The New Sicilian

Journalism: Italy Travel

Essentials

  • Publisher:National Geographic Traveller UK
  • Category:Italy Travel
  • Project role:Author
  • View online: Open flipbook
  • Online link:National Geographic Traveller UK

Sample text

As for Cosa Nostra, which has wormed its way into every corner of Sicilian life, a sea change is underway, led by grassroots anti-Mafia associations. Pope Benedict has preached against the Mafia in Palermo, where the city’s mayor is the veteran crusader Leoluca Orlando. When I first met this fiery white knight, back in the dark days of the 1990s, he was either sleeping in a bunker or bed-hopping several times a night to avoid attack. Now the four-times mayor can snooze in his own bed rather than fear `sleeping with the fishes.’ 

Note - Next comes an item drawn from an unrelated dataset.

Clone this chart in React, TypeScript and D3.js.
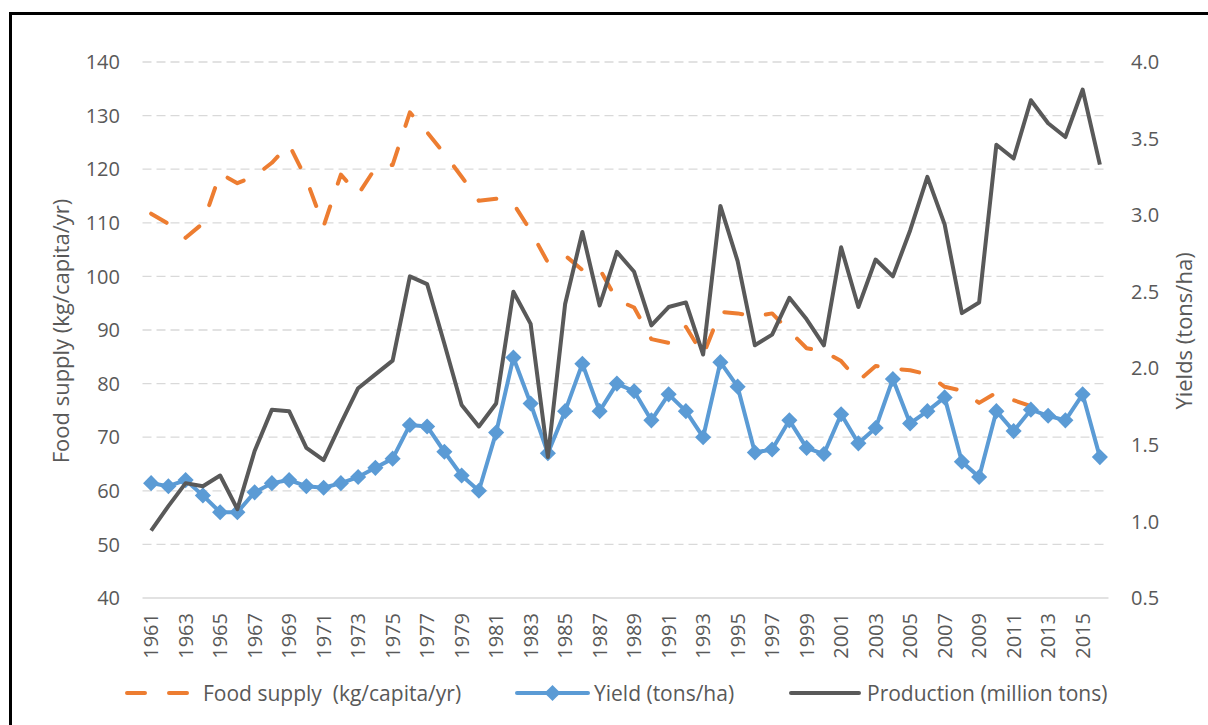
import React, { useRef, useEffect } from "react";
import * as d3 from "d3";

const years = [
  "1961", "1962", "1963", "1964", "1965", "1966", "1967", "1968", "1969", "1970",
  "1971", "1972", "1973", "1974", "1975", "1976", "1977", "1978", "1979", "1980",
  "1981", "1982", "1983", "1984", "1985", "1986", "1987", "1988", "1989", "1990",
  "1991", "1992", "1993", "1994", "1995", "1996", "1997", "1998", "1999", "2000",
  "2001", "2002", "2003", "2004", "2005", "2006", "2007", "2008", "2009", "2010",
  "2011", "2012", "2013", "2014", "2015", "2016",
];

// kg/capita/yr, left axis (reported up to 2013)
const foodSupply = [
  111.7, 109.8, 107.2, 109.9, 119.2, 117.4, 118.7, 121.2, 124.6, 118.1,
  109.4, 119.0, 115.3, 120.2, 120.8, 130.6, 126.9, 122.9, 118.6, 114.1,
  114.5, 113.6, 108.5, 102.6, 103.9, 101.2, 101.4, 95.6, 94.2, 88.3,
  87.6, 90.6, 85.3, 93.4, 93.1, 92.5, 93.1, 89.8, 86.6, 86.0,
  84.2, 80.5, 83.3, 82.8, 82.5, 81.7, 79.4, 78.7, 76.4, 78.3,
  76.9, 75.8, 76.2,
];

// tons/ha, right axis
const yieldTons = [
  1.25, 1.23, 1.27, 1.17, 1.06, 1.06, 1.19, 1.25, 1.27, 1.23,
  1.22, 1.25, 1.29, 1.35, 1.41, 1.63, 1.62, 1.455, 1.30, 1.20,
  1.58, 2.07, 1.77, 1.445, 1.72, 2.03, 1.72, 1.90, 1.85, 1.66,
  1.83, 1.72, 1.55, 2.04, 1.88, 1.45, 1.47, 1.66, 1.48, 1.44,
  1.70, 1.51, 1.61, 1.93, 1.64, 1.72, 1.81, 1.39, 1.29, 1.72,
  1.59, 1.73, 1.69, 1.66, 1.83, 1.42,
];

// million tons, right axis
const production = [
  0.94, 1.10, 1.25, 1.23, 1.30, 1.08, 1.46, 1.73, 1.72, 1.48,
  1.40, 1.64, 1.87, 1.96, 2.05, 2.60, 2.55, 2.16, 1.76, 1.62,
  1.77, 2.50, 2.29, 1.42, 2.42, 2.89, 2.41, 2.76, 2.63, 2.28,
  2.40, 2.43, 2.09, 3.06, 2.70, 2.15, 2.22, 2.46, 2.32, 2.15,
  2.79, 2.40, 2.71, 2.60, 2.90, 3.25, 2.94, 2.36, 2.43, 3.46,
  3.37, 3.75, 3.60, 3.51, 3.82, 3.33,
];

const leftTicks = [40, 50, 60, 70, 80, 90, 100, 110, 120, 130, 140];
const rightTicks = [0.5, 1.0, 1.5, 2.0, 2.5, 3.0, 3.5, 4.0];

const App = () => {
  const ref = useRef<SVGSVGElement>(null);

  useEffect(() => {
    const svg = d3.select(ref.current);
    svg.selectAll("*").remove();

    const width = 1208;
    const height = 725;
    const left = 142.5;
    const right = 1108.5;
    const top = 62;
    const bottom = 598;
    const textColor = "#595959";
    const font = "'Open Sans', sans-serif";

    svg.attr("width", width).attr("height", height);

    svg.append("rect")
      .attr("x", 10.5)
      .attr("y", 13.5)
      .attr("width", 1400)
      .attr("height", 900)
      .attr("fill", "white")
      .attr("stroke", "#000")
      .attr("stroke-width", 3);

    const x = d3.scalePoint().domain(years).range([left, right]).padding(0.5);
    const yLeft = d3.scaleLinear().domain([40, 140]).range([bottom, top]);
    const yRight = d3.scaleLinear().domain([0.5, 4.0]).range([bottom, top]);

    // gridlines
    svg.append("g")
      .selectAll("line")
      .data(leftTicks.filter((d) => d > 40))
      .enter()
      .append("line")
      .attr("x1", left)
      .attr("x2", right)
      .attr("y1", (d) => yLeft(d))
      .attr("y2", (d) => yLeft(d))
      .attr("stroke", "#D9D9D9")
      .attr("stroke-width", 1.3)
      .attr("stroke-dasharray", "9 5");

    svg.append("line")
      .attr("x1", left)
      .attr("x2", right)
      .attr("y1", yLeft(40))
      .attr("y2", yLeft(40))
      .attr("stroke", "#D9D9D9")
      .attr("stroke-width", 1.3);

    // left tick labels
    svg.append("g")
      .selectAll("text")
      .data(leftTicks)
      .enter()
      .append("text")
      .attr("x", 120)
      .attr("y", (d) => yLeft(d))
      .attr("dy", "0.36em")
      .attr("text-anchor", "end")
      .attr("font-family", font)
      .attr("font-size", "20px")
      .attr("fill", textColor)
      .text((d) => d);

    // right tick labels
    svg.append("g")
      .selectAll("text")
      .data(rightTicks)
      .enter()
      .append("text")
      .attr("x", 1131)
      .attr("y", (d) => yRight(d))
      .attr("dy", "0.36em")
      .attr("text-anchor", "start")
      .attr("font-family", font)
      .attr("font-size", "20px")
      .attr("fill", textColor)
      .text((d) => d.toFixed(1));

    // year labels, every other year
    svg.append("g")
      .selectAll("text")
      .data(years.filter((_, i) => i % 2 === 0))
      .enter()
      .append("text")
      .attr("transform", (d) => `translate(${x(d)}, 613) rotate(-90)`)
      .attr("dy", "0.36em")
      .attr("text-anchor", "end")
      .attr("font-family", font)
      .attr("font-size", "20px")
      .attr("fill", textColor)
      .text((d) => d);

    // axis titles
    svg.append("text")
      .attr("transform", "translate(61, 331) rotate(-90)")
      .attr("dy", "0.36em")
      .attr("text-anchor", "middle")
      .attr("font-family", font)
      .attr("font-size", "22px")
      .attr("fill", textColor)
      .text("Food supply (kg/capita/yr)");

    svg.append("text")
      .attr("transform", "translate(1184, 331) rotate(-90)")
      .attr("dy", "0.36em")
      .attr("text-anchor", "middle")
      .attr("font-family", font)
      .attr("font-size", "22px")
      .attr("fill", textColor)
      .text("Yields (tons/ha)");

    // series
    const foodLine = d3.line<number>()
      .x((_, i) => x(years[i]) as number)
      .y((d) => yLeft(d));

    const rightLine = d3.line<number>()
      .x((_, i) => x(years[i]) as number)
      .y((d) => yRight(d));

    svg.append("path")
      .datum(foodSupply)
      .attr("d", foodLine)
      .attr("fill", "none")
      .attr("stroke", "#ED7D31")
      .attr("stroke-width", 4)
      .attr("stroke-linecap", "round")
      .attr("stroke-linejoin", "round")
      .attr("stroke-dasharray", "18 24");

    svg.append("path")
      .datum(yieldTons)
      .attr("d", rightLine)
      .attr("fill", "none")
      .attr("stroke", "#5B9BD5")
      .attr("stroke-width", 4)
      .attr("stroke-linejoin", "round");

    const diamond = d3.symbol().type(d3.symbolSquare).size(130);

    svg.append("g")
      .selectAll("path")
      .data(yieldTons)
      .enter()
      .append("path")
      .attr("d", diamond)
      .attr("transform", (d, i) => `translate(${x(years[i])}, ${yRight(d)}) rotate(45)`)
      .attr("fill", "#5B9BD5");

    svg.append("path")
      .datum(production)
      .attr("d", rightLine)
      .attr("fill", "none")
      .attr("stroke", "#595959")
      .attr("stroke-width", 4)
      .attr("stroke-linejoin", "round");

    // legend
    const ly = 693;
    const legend = svg.append("g");

    legend.append("line")
      .attr("x1", 127).attr("x2", 189)
      .attr("y1", ly).attr("y2", ly)
      .attr("stroke", "#ED7D31")
      .attr("stroke-width", 4)
      .attr("stroke-linecap", "round")
      .attr("stroke-dasharray", "18 24");

    legend.append("line")
      .attr("x1", 517).attr("x2", 588)
      .attr("y1", ly).attr("y2", ly)
      .attr("stroke", "#5B9BD5")
      .attr("stroke-width", 4)
      .attr("stroke-linecap", "round");

    legend.append("path")
      .attr("d", diamond)
      .attr("transform", `translate(552.5, ${ly}) rotate(45)`)
      .attr("fill", "#5B9BD5");

    legend.append("line")
      .attr("x1", 791).attr("x2", 859)
      .attr("y1", ly).attr("y2", ly)
      .attr("stroke", "#595959")
      .attr("stroke-width", 4)
      .attr("stroke-linecap", "round");

    const labels = [
      { x: 203, text: "Food supply  (kg/capita/yr)" },
      { x: 594, text: "Yield (tons/ha)" },
      { x: 867, text: "Production (million tons)" },
    ];

    legend.selectAll("text")
      .data(labels)
      .enter()
      .append("text")
      .attr("x", (d) => d.x)
      .attr("y", ly)
      .attr("dy", "0.36em")
      .attr("font-family", font)
      .attr("font-size", "21px")
      .attr("fill", textColor)
      .style("white-space", "pre")
      .text((d) => d.text);
  }, []);

  return (
    <svg
      ref={ref}
      style={{ position: "absolute", left: 0, top: 0, display: "block" }}
    ></svg>
  );
};

export default App;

Law-abiding Sicilians are also challenging the long arm of the Mafia. Paying protection money, known as the `pizzo,’ is widespread, even in simple hotels, restaurants and shops. Led by Addiopizzo, over 700 Palermitan businesses have signed upto an anti-extortion charter, which posits pride as the antidote to fatalism, the yin and yang of Sicilian identity. `An entire people that pays the pizzo is an entire people without dignity’ runs the revolutionary slogan.

Following their ethical map, you can eat, drink, shop and sleep in places that are standing up to the Mafia. I did just that, beginning at the moody Arab-Norman cathedral that has witnessed countless wailing tributes to murdered magistrates. Built on the site of a mosque, the Cathedral is a Sicilian hybrid, with its Norman tombs, Moorish tracery, and geometric Arab-Norman apses. In Piazza della Memoria, we fall silent at the stark memorial to these martyrs for the anti-Mafia cause. But the rapt crowds make it an uplifting experience.

In the popular Antica Focacceria, we tuck into Palermitan street food in the first inn brave enough to denounce its extortionists to the police. The beef spleen in a bun is not for the squeamish, but then neither is extortion. Around the corner, on Corso Vittorio Emanuele, Emporio Pizzo Free sells only goods made by `Mafia-free’ businesses. I fall for a chic coppola, the cloth cap synonymous with mobster style, but now reclaimed as a symbol of redemption by the anti-Mafia lobby. Virtue masquerading as vice is a particularly Sicilian conundrum.